Hans Welleman, Director of Education, Civil Engineering, Delft University of Technology. Teaches structural mechanics himself, and is a fan of old bridges, which he photographs.
The case
According to the website of the Master’s programme, Civil Engineering focuses “on developing, designing, constructing, realising and managing physical infrastructural facilities, required for the safety, health, activity and sustainability of our society.” This requires engineers with a great deal of specialist technical knowledge, but also an integrated view. After all, they will be collaborating on major programmes with many parties, for instance the Netherlands’ Department of Public Works.

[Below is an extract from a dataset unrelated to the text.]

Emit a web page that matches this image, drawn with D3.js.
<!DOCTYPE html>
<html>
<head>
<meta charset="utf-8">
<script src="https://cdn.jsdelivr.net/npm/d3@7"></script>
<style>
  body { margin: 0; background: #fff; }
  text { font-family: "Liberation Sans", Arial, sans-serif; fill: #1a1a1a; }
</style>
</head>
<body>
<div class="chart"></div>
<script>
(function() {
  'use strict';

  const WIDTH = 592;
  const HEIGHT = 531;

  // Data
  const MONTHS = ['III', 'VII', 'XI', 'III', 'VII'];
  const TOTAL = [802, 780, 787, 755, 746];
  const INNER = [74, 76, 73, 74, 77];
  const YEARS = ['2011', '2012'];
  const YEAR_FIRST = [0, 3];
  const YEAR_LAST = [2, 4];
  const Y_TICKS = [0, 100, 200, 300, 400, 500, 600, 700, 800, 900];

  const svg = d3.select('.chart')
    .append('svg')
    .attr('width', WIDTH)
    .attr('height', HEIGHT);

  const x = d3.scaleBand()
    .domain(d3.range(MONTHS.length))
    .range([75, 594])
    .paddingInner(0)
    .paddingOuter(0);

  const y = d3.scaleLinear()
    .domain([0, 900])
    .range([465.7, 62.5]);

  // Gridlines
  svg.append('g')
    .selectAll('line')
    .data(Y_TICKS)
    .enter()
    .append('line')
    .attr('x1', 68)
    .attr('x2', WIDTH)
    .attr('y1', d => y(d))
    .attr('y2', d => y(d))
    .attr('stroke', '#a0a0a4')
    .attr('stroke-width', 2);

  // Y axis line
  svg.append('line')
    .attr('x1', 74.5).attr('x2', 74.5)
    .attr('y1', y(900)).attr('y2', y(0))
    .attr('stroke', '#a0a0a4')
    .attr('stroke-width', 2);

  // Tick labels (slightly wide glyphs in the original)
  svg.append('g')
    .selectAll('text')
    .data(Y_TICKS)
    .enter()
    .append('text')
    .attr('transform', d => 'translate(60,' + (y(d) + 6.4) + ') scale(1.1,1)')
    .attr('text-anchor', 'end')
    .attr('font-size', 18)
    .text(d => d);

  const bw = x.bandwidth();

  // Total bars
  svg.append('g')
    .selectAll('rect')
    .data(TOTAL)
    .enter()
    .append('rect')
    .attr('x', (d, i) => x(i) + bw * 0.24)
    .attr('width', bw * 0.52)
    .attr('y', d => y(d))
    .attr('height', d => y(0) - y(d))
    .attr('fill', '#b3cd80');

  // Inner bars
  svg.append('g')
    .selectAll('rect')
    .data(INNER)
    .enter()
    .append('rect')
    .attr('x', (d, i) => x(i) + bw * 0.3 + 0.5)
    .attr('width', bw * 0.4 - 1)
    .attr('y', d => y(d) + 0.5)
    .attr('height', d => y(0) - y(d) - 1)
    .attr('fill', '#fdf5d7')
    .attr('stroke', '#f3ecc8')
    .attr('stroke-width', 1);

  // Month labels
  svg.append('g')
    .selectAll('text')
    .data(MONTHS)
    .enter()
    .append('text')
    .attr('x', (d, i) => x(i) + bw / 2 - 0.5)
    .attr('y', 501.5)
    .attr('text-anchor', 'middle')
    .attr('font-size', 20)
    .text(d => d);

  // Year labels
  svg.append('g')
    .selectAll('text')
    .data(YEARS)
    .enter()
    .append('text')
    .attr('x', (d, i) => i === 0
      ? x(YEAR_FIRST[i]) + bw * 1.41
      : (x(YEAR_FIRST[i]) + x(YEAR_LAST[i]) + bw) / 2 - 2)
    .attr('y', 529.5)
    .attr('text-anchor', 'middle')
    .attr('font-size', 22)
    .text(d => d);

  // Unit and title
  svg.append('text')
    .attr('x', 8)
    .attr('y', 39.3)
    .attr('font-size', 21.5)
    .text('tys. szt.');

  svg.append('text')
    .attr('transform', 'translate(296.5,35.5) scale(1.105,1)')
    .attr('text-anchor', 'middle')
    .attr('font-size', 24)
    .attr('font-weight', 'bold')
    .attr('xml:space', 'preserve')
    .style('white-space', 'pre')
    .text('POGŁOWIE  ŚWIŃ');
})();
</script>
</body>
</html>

How do you shape your Master’s programme in such a way that you do indeed deliver the desperately-needed engineers with integrated vision and working methods?
The pressure points
The Master’s in Civil Engineering comprised seven mono-disciplinary tracks with fixed programmes. Welleman:
That caused increasing friction in two ways. First, with a moderately completed so-called ‘integrator profile’, as a university you don’t fulfil delivering engineers who can tackle a leading role in the major civil engineering agenda for the future. Above all: it was extremely difficult in the nailed-down programmes to include new developments from the research or the corporate sector. While of course you want to stay up-to-date.”
The ambition
The ambition was: one Civil Engineering Master’s programme encompassing both specialist professional knowledge and integration, and the individual input from students. One of the managers of the educational leadership course in fact referred to “a huge reshaping of the Civil Engineering Master’s.”
The innovation
1. Students who opt for such an integrator profiling can follow an Integrated Design and Management (IDM) annotation within their Master’s track, with 80% technology from their own specialisation and 20% broadening with integrated components. 2. The following phase was a step towards making things even more flexible: all tracks have a common section (20%-50%) and a specialisation section (80%-50%), where students can design their own study programme in the specialisation. Welleman: “You want to get them to consider in advance: what do I want to do over the next two years? Good students do that already, but all students should need to do it. You then turn the specialisation section into tailor-made work.” Phases 1 and 2 have now been completed. The final step is to achieve an individual study plan, with ICT support in the future.
Challenges
Welleman: “Naturally with such a redesign you have proponents and opponents. Professors would lose their graduation specialisations under the new set-up, and were afraid that the specialist technological knowledge would be threatened. So this was indeed a hurdle. Fortunately the new professor, Marcel Hertogh, was actually a very enthusiastic advocate for making the programme more flexible. And because of course everything had to fit within the 120 ECTS of the study programme, we scrapped the internship for the IDM students; they already get enough practical experience in their graduation project and multidisciplinary project.”
Added value of the Educational Leadership Course in LDE terms?
“I perceive the added value mainly in the group assignment: producing a recommendation for the Executive Boards. You then get a demand with which managements can identify. You are generally used to looking at your own programme, things are already being considered differently within the Delft University of Technology. That’s why we harked back in our group to the university’s strategic memos. It was actually the first time I had cast a glance at them.”